Héritage et postérité du modèle
L’héritage de la Ferrari Mondial 8 est aujourd’hui en pleine réévaluation. Longtemps considérée comme la brebis galeuse de la famille Ferrari, elle commence à être redécouverte par une nouvelle génération de collectionneurs et d’amateurs. Sa rareté relative, avec seulement 703 exemplaires produits, et son statut de « pire Ferrari » en font un objet de curiosité et, contre toute attente, un investissement intéressant. Sa cote sur le marché des collectionneurs, bien qu’inférieure à celle de toute autre Ferrari moderne, est très accessible, ce qui en fait une porte d’entrée peu onéreuse vers la possession d’une Ferrari des années 1980. Les amateurs reconnaissent désormais ses qualités intrinsèques : son design Pininfarina élégant et intemporel, son équilibre dynamique supérieur à celui de la 308, et son caractère de voiture quotidienne et utilisable. Elle est appréciée pour ce qu’elle est, et non pour ce qu’elle aurait dû être. Techniquement, la Mondial 8 a ouvert la voie à toute une lignée de Ferrari à moteur V8 central avant, dont les évolutions successives (Mondial Quattrovalvole, Mondial t, 348, 355) verront leurs performances et leur raffinement s’améliorer considérablement.
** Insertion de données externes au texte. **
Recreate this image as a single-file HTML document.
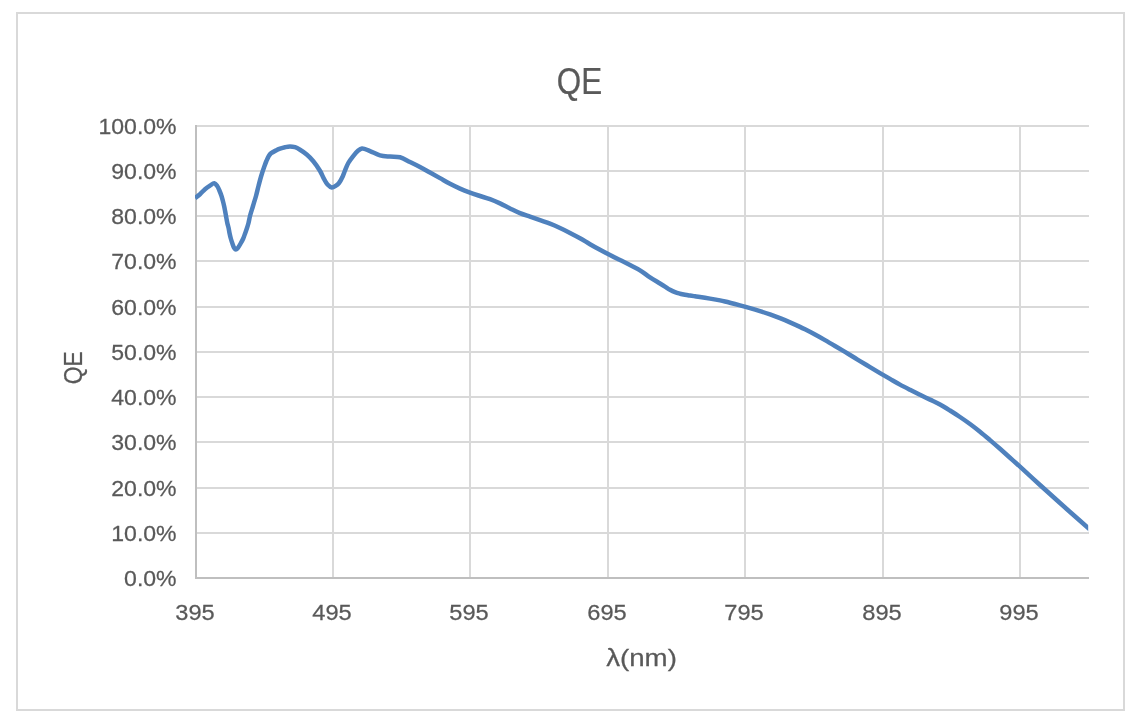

Ferrari a rapidement réagi aux critiques en lançant la Mondial Quattrovalvole en 1982, dont le moteur, doté de quatre soupapes par cylindre, voyait sa puissance passer à 240 chevaux, puis la Mondial t en 1989, avec un moteur transversal et une puissance de 300 chevaux, des modèles bien plus aboutis. La Mondial 8 reste donc le premier maillon, imparfait mais fondateur, de cette lignée. Son héritage le plus durable est peut-être d’avoir démontré que Ferrari pouvait tenter des expériences, prendre des risques, et que même ses échecs relatifs participent à la richesse et à la complexité de son histoire.
Conclusion
En définitive, la Ferrari Mondial 8 mérite d’être réhabilitée et analysée avec le recul nécessaire. Elle ne fut pas une grande Ferrari au sens traditionnel du terme, mais elle fut une Ferrari nécessaire. Dans un contexte économique et réglementaire contraint, elle représenta une tentative courageuse, bien que maladroite, d’élargir l’audience de la marque et de proposer un produit plus adapté aux réalités du marché. Si son manque de performances et son caractère trop sage lui ont valu les foudres des puristes, elle possédait des qualités indéniables : un design élégant, un équilibre dynamique remarquable et une praticité unique dans la gamme de l’époque. Elle fut la Ferrari de ceux qui recherchaient le prestige et le plaisir de conduite sans les inconvénients et l’extrémisme des modèles plus radicaux. Aujourd’hui, son statut de « pire Ferrari » lui confère une forme de charme et d’authenticité. Elle est le témoin d’une époque où Ferrari a dû, un instant, mettre de côté sa folie des grandeurs pour se montrer pragmatique. Son étude nous rappelle que la légende de Maranello n’est pas un long fleuve tranquille, mais une histoire faite de succès retentissants, mais aussi d’expériences et d’échecs relatifs qui, tous ensemble, ont construit la marque mythique que nous connaissons. La Mondial 8, dans son imperfection même, mérite sa place dans cette histoire.